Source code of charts
= = = = =
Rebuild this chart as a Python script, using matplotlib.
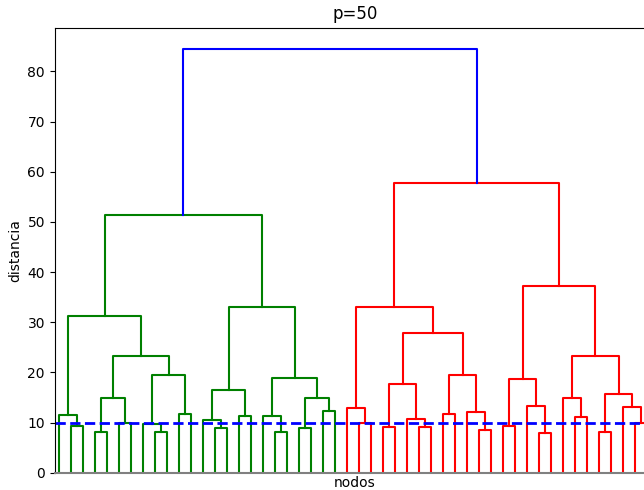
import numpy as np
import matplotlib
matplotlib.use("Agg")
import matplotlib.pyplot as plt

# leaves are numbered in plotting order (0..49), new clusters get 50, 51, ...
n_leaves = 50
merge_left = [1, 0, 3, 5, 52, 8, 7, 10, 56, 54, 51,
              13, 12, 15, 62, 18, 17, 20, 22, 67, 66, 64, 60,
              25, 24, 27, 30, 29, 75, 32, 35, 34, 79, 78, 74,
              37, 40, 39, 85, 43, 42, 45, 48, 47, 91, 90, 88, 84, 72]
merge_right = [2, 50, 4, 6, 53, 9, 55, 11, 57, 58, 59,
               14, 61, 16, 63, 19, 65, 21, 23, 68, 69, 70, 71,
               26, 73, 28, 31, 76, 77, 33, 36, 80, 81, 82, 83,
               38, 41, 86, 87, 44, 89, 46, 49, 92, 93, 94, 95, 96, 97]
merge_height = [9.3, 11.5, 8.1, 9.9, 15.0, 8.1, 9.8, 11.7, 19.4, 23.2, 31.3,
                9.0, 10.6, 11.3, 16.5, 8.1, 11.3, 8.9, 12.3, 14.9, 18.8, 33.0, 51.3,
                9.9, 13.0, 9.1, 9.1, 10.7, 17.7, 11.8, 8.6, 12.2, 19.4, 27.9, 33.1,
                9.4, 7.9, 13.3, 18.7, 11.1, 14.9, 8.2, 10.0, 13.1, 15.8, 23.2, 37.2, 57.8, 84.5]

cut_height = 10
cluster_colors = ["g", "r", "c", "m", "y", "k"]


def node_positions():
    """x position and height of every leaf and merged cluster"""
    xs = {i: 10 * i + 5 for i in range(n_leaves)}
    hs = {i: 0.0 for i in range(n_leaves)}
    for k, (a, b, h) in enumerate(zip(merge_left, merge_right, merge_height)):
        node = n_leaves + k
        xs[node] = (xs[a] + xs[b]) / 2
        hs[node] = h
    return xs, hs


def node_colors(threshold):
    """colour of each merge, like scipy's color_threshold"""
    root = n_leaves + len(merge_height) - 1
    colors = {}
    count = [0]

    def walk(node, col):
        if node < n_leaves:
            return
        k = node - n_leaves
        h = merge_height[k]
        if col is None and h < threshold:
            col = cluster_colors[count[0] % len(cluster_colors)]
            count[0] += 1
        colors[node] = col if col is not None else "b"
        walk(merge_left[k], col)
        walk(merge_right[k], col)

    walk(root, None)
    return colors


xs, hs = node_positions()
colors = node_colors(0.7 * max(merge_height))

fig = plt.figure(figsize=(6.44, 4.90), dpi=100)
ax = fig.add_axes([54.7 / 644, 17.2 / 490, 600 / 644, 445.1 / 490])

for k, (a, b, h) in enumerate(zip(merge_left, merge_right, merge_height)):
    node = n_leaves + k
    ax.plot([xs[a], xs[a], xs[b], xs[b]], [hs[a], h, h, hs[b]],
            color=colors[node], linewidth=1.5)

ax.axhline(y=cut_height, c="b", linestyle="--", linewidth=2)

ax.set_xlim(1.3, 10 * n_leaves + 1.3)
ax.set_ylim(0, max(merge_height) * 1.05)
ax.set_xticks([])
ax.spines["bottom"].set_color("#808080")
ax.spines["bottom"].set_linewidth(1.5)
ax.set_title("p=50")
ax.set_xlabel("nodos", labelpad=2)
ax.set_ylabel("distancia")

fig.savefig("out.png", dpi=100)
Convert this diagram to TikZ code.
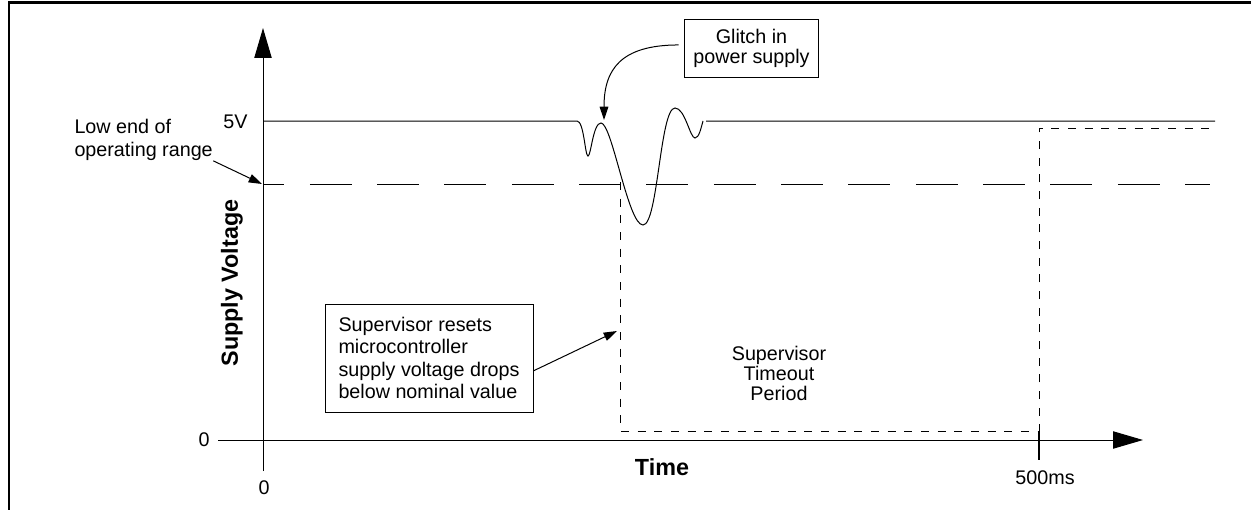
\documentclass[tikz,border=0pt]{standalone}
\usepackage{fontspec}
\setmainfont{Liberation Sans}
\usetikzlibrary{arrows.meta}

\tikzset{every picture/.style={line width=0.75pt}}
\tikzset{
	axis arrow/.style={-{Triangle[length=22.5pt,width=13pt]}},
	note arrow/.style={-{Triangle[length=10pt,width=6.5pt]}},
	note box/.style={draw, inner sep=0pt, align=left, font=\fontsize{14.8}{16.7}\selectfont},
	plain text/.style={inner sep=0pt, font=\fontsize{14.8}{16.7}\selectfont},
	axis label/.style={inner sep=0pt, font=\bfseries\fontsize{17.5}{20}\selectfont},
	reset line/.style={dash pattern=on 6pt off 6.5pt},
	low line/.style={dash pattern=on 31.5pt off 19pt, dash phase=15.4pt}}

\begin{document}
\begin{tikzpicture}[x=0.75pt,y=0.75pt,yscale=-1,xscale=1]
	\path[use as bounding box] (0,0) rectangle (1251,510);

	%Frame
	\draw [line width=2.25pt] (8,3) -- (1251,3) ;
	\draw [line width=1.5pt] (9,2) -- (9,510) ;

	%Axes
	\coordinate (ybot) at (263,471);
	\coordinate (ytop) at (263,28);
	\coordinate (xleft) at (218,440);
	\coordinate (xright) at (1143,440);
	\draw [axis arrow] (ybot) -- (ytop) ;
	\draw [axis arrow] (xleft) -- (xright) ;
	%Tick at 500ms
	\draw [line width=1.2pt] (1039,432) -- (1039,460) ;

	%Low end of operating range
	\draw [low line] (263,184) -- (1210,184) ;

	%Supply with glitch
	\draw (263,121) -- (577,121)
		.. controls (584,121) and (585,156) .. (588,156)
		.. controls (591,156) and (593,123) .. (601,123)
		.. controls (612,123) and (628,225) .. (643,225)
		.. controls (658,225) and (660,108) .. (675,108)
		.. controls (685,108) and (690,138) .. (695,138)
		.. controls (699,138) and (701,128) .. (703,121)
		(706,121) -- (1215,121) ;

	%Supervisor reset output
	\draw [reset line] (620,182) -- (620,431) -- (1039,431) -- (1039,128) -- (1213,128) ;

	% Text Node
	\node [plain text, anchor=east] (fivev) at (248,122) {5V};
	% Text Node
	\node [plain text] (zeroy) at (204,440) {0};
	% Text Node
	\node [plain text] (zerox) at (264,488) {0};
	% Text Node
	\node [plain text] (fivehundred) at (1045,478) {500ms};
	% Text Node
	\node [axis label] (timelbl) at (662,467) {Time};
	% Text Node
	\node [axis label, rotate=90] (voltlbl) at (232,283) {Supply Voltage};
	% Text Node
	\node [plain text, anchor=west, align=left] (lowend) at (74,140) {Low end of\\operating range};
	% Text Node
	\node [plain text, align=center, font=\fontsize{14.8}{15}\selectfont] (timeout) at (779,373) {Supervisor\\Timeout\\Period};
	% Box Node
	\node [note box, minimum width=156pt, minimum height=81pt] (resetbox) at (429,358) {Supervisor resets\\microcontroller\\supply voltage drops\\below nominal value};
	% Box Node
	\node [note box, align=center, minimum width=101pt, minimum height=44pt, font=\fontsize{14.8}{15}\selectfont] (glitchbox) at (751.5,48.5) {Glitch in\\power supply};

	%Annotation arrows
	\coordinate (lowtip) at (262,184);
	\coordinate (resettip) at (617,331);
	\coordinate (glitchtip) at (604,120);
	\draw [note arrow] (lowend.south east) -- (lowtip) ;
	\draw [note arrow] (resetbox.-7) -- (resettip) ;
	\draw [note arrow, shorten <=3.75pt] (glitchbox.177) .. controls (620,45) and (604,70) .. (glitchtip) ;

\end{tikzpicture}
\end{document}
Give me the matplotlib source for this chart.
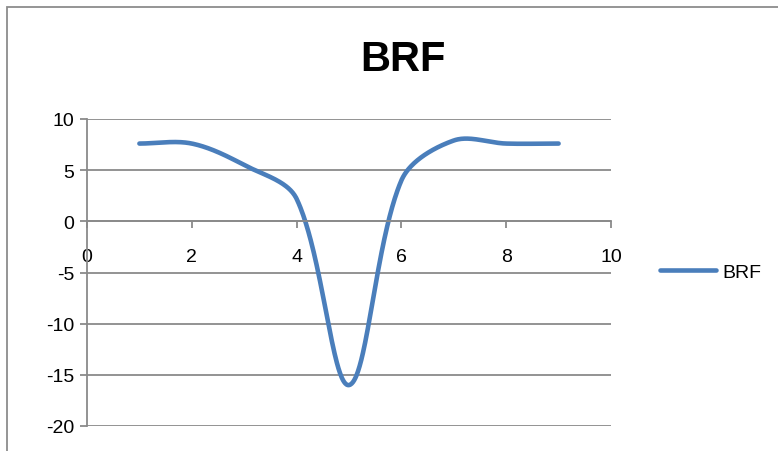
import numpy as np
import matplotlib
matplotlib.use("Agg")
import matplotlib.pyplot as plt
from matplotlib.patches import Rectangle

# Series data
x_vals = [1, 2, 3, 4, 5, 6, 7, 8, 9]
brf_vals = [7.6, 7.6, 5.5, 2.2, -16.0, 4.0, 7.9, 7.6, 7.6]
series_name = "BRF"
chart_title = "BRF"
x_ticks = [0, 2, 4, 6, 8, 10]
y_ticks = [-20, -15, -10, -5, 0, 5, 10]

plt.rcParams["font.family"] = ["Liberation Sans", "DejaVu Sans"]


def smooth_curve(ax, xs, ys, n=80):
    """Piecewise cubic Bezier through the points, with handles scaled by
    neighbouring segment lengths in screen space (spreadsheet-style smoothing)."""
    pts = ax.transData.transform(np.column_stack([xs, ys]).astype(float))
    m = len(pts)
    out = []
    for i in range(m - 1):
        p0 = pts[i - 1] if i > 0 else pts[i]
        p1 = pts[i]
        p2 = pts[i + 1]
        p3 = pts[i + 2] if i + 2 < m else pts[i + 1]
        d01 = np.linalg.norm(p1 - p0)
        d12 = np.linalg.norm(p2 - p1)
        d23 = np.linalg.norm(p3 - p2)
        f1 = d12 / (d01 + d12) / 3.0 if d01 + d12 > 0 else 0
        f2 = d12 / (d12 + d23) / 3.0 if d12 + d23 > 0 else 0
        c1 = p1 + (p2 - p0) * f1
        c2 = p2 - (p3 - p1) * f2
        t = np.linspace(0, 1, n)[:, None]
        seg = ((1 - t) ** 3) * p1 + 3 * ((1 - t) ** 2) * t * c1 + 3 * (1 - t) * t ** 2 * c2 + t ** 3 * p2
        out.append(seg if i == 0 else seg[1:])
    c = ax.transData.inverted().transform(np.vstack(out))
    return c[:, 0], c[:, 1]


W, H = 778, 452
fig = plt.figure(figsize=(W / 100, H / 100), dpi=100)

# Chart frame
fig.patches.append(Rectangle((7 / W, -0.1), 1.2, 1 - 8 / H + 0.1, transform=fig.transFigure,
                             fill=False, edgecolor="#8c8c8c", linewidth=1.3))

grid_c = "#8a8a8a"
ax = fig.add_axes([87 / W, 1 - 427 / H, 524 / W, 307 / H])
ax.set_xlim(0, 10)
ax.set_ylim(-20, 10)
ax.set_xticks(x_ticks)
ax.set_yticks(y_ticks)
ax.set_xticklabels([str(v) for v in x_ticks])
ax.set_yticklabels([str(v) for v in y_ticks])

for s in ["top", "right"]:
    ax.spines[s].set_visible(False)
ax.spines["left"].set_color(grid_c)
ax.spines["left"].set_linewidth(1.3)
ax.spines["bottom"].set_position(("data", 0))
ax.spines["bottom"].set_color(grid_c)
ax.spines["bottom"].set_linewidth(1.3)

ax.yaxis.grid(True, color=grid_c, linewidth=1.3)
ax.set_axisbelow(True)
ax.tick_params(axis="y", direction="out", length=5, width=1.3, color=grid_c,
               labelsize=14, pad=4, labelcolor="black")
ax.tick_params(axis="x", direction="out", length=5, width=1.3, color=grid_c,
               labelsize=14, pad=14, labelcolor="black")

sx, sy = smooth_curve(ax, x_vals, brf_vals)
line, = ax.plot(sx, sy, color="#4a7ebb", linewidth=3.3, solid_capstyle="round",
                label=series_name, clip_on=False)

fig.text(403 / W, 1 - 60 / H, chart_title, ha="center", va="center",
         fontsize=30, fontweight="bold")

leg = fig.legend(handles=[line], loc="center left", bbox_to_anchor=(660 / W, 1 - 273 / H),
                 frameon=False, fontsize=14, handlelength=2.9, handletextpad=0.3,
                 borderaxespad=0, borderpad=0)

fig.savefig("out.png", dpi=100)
= = = = =
- _PROBLEM TO WORK ON_
Reproduce nothing but the lines from the one with "Convert this diagram to TikZ code." to the one with "(9,2) -- (9,510) ;", both lines included, and keep every picture out of the copy.

- _SOLVED EXERCISE_
Convert this diagram to TikZ code.
\documentclass[tikz,border=0pt]{standalone}
\usepackage{fontspec}
\setmainfont{Liberation Sans}
\usetikzlibrary{arrows.meta}

\tikzset{every picture/.style={line width=0.75pt}}
\tikzset{
	axis arrow/.style={-{Triangle[length=22.5pt,width=13pt]}},
	note arrow/.style={-{Triangle[length=10pt,width=6.5pt]}},
	note box/.style={draw, inner sep=0pt, align=left, font=\fontsize{14.8}{16.7}\selectfont},
	plain text/.style={inner sep=0pt, font=\fontsize{14.8}{16.7}\selectfont},
	axis label/.style={inner sep=0pt, font=\bfseries\fontsize{17.5}{20}\selectfont},
	reset line/.style={dash pattern=on 6pt off 6.5pt},
	low line/.style={dash pattern=on 31.5pt off 19pt, dash phase=15.4pt}}

\begin{document}
\begin{tikzpicture}[x=0.75pt,y=0.75pt,yscale=-1,xscale=1]
	\path[use as bounding box] (0,0) rectangle (1251,510);

	%Frame
	\draw [line width=2.25pt] (8,3) -- (1251,3) ;
	\draw [line width=1.5pt] (9,2) -- (9,510) ;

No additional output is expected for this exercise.